● **Provided records**:
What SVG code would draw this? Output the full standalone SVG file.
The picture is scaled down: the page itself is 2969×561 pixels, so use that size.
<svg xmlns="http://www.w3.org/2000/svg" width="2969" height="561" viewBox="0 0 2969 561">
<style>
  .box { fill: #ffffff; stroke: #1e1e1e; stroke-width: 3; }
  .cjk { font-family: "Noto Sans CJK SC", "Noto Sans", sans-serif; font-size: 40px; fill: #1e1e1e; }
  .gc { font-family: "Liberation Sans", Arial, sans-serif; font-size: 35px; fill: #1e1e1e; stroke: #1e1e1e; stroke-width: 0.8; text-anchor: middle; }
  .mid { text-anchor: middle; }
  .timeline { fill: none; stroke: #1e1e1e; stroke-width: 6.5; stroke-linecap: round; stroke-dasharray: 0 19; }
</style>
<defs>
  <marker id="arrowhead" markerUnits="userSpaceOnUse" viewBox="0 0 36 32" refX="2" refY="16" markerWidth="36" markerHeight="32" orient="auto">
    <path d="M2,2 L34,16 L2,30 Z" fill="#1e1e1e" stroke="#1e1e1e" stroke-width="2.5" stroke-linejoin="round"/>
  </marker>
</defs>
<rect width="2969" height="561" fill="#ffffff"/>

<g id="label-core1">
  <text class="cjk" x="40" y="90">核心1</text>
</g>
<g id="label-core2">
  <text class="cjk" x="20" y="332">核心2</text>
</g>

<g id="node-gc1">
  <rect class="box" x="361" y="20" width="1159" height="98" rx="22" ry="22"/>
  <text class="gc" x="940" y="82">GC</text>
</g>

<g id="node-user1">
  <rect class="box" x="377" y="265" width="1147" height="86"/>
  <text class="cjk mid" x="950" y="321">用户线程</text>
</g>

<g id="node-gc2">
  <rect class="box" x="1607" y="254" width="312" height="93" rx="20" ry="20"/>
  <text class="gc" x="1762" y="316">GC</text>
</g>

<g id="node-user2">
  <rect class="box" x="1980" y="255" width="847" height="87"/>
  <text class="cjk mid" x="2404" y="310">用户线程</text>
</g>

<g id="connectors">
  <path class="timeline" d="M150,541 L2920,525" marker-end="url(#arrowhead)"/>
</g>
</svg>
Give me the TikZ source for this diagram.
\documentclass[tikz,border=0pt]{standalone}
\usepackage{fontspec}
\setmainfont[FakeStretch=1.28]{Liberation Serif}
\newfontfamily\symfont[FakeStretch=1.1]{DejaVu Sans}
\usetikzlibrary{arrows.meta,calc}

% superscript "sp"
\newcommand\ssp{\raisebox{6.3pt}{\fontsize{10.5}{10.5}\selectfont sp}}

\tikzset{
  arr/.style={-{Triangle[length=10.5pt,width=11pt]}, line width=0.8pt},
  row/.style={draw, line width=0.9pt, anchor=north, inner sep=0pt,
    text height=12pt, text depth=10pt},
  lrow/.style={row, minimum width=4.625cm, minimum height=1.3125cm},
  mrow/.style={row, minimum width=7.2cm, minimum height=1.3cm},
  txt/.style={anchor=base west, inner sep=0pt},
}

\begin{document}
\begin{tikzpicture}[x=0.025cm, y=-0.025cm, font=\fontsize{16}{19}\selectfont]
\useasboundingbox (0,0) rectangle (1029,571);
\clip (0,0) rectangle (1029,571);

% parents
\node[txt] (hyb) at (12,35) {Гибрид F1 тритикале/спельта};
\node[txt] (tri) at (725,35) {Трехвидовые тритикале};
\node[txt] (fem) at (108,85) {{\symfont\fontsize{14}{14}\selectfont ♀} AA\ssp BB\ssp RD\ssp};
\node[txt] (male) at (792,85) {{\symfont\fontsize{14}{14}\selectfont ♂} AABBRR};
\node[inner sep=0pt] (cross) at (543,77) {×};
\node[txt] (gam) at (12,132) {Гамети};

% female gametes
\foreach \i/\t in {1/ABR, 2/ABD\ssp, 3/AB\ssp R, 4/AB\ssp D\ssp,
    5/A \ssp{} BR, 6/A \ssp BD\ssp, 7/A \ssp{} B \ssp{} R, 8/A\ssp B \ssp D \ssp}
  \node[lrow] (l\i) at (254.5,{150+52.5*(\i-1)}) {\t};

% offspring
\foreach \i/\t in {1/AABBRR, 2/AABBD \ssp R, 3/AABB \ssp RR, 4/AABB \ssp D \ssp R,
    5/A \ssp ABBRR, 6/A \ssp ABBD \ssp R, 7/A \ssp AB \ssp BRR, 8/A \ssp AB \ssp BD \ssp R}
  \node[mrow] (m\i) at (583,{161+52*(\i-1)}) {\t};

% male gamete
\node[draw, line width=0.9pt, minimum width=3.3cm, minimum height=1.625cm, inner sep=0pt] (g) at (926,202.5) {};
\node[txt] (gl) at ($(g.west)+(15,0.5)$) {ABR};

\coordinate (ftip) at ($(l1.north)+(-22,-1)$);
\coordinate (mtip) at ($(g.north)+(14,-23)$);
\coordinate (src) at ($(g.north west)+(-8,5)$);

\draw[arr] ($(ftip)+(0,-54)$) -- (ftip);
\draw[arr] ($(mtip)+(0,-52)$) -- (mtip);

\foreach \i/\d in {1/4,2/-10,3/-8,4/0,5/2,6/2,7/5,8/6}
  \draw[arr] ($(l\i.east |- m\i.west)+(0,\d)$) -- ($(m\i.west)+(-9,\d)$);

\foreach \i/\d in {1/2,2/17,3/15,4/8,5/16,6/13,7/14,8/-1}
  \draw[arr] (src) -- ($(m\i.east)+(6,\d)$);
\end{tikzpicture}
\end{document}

● **What is being asked**: Transcribe the material exactly as it reads.

● **Result below**:
What SVG code would draw this? Output the full standalone SVG file.
The picture is scaled down: the page itself is 2969×561 pixels, so use that size.
<svg xmlns="http://www.w3.org/2000/svg" width="2969" height="561" viewBox="0 0 2969 561">
<style>
  .box { fill: #ffffff; stroke: #1e1e1e; stroke-width: 3; }
  .cjk { font-family: "Noto Sans CJK SC", "Noto Sans", sans-serif; font-size: 40px; fill: #1e1e1e; }
  .gc { font-family: "Liberation Sans", Arial, sans-serif; font-size: 35px; fill: #1e1e1e; stroke: #1e1e1e; stroke-width: 0.8; text-anchor: middle; }
  .mid { text-anchor: middle; }
  .timeline { fill: none; stroke: #1e1e1e; stroke-width: 6.5; stroke-linecap: round; stroke-dasharray: 0 19; }
</style>
<defs>
  <marker id="arrowhead" markerUnits="userSpaceOnUse" viewBox="0 0 36 32" refX="2" refY="16" markerWidth="36" markerHeight="32" orient="auto">
    <path d="M2,2 L34,16 L2,30 Z" fill="#1e1e1e" stroke="#1e1e1e" stroke-width="2.5" stroke-linejoin="round"/>
  </marker>
</defs>
<rect width="2969" height="561" fill="#ffffff"/>

<g id="label-core1">
  <text class="cjk" x="40" y="90">核心1</text>
</g>
<g id="label-core2">
  <text class="cjk" x="20" y="332">核心2</text>
</g>

<g id="node-gc1">
  <rect class="box" x="361" y="20" width="1159" height="98" rx="22" ry="22"/>
  <text class="gc" x="940" y="82">GC</text>
</g>

<g id="node-user1">
  <rect class="box" x="377" y="265" width="1147" height="86"/>
  <text class="cjk mid" x="950" y="321">用户线程</text>
</g>

<g id="node-gc2">
  <rect class="box" x="1607" y="254" width="312" height="93" rx="20" ry="20"/>
  <text class="gc" x="1762" y="316">GC</text>
</g>

<g id="node-user2">
  <rect class="box" x="1980" y="255" width="847" height="87"/>
  <text class="cjk mid" x="2404" y="310">用户线程</text>
</g>

<g id="connectors">
  <path class="timeline" d="M150,541 L2920,525" marker-end="url(#arrowhead)"/>
</g>
</svg>
Give me the TikZ source for this diagram.
\documentclass[tikz,border=0pt]{standalone}
\usepackage{fontspec}
\setmainfont[FakeStretch=1.28]{Liberation Serif}
\newfontfamily\symfont[FakeStretch=1.1]{DejaVu Sans}
\usetikzlibrary{arrows.meta,calc}

% superscript "sp"
\newcommand\ssp{\raisebox{6.3pt}{\fontsize{10.5}{10.5}\selectfont sp}}

\tikzset{
  arr/.style={-{Triangle[length=10.5pt,width=11pt]}, line width=0.8pt},
  row/.style={draw, line width=0.9pt, anchor=north, inner sep=0pt,
    text height=12pt, text depth=10pt},
  lrow/.style={row, minimum width=4.625cm, minimum height=1.3125cm},
  mrow/.style={row, minimum width=7.2cm, minimum height=1.3cm},
  txt/.style={anchor=base west, inner sep=0pt},
}

\begin{document}
\begin{tikzpicture}[x=0.025cm, y=-0.025cm, font=\fontsize{16}{19}\selectfont]
\useasboundingbox (0,0) rectangle (1029,571);
\clip (0,0) rectangle (1029,571);

% parents
\node[txt] (hyb) at (12,35) {Гибрид F1 тритикале/спельта};
\node[txt] (tri) at (725,35) {Трехвидовые тритикале};
\node[txt] (fem) at (108,85) {{\symfont\fontsize{14}{14}\selectfont ♀} AA\ssp BB\ssp RD\ssp};
\node[txt] (male) at (792,85) {{\symfont\fontsize{14}{14}\selectfont ♂} AABBRR};
\node[inner sep=0pt] (cross) at (543,77) {×};
\node[txt] (gam) at (12,132) {Гамети};

% female gametes
\foreach \i/\t in {1/ABR, 2/ABD\ssp, 3/AB\ssp R, 4/AB\ssp D\ssp,
    5/A \ssp{} BR, 6/A \ssp BD\ssp, 7/A \ssp{} B \ssp{} R, 8/A\ssp B \ssp D \ssp}
  \node[lrow] (l\i) at (254.5,{150+52.5*(\i-1)}) {\t};

% offspring
\foreach \i/\t in {1/AABBRR, 2/AABBD \ssp R, 3/AABB \ssp RR, 4/AABB \ssp D \ssp R,
    5/A \ssp ABBRR, 6/A \ssp ABBD \ssp R, 7/A \ssp AB \ssp BRR, 8/A \ssp AB \ssp BD \ssp R}
  \node[mrow] (m\i) at (583,{161+52*(\i-1)}) {\t};

% male gamete
\node[draw, line width=0.9pt, minimum width=3.3cm, minimum height=1.625cm, inner sep=0pt] (g) at (926,202.5) {};
\node[txt] (gl) at ($(g.west)+(15,0.5)$) {ABR};

\coordinate (ftip) at ($(l1.north)+(-22,-1)$);
\coordinate (mtip) at ($(g.north)+(14,-23)$);
\coordinate (src) at ($(g.north west)+(-8,5)$);

\draw[arr] ($(ftip)+(0,-54)$) -- (ftip);
\draw[arr] ($(mtip)+(0,-52)$) -- (mtip);

\foreach \i/\d in {1/4,2/-10,3/-8,4/0,5/2,6/2,7/5,8/6}
  \draw[arr] ($(l\i.east |- m\i.west)+(0,\d)$) -- ($(m\i.west)+(-9,\d)$);

\foreach \i/\d in {1/2,2/17,3/15,4/8,5/16,6/13,7/14,8/-1}
  \draw[arr] (src) -- ($(m\i.east)+(6,\d)$);
\end{tikzpicture}
\end{document}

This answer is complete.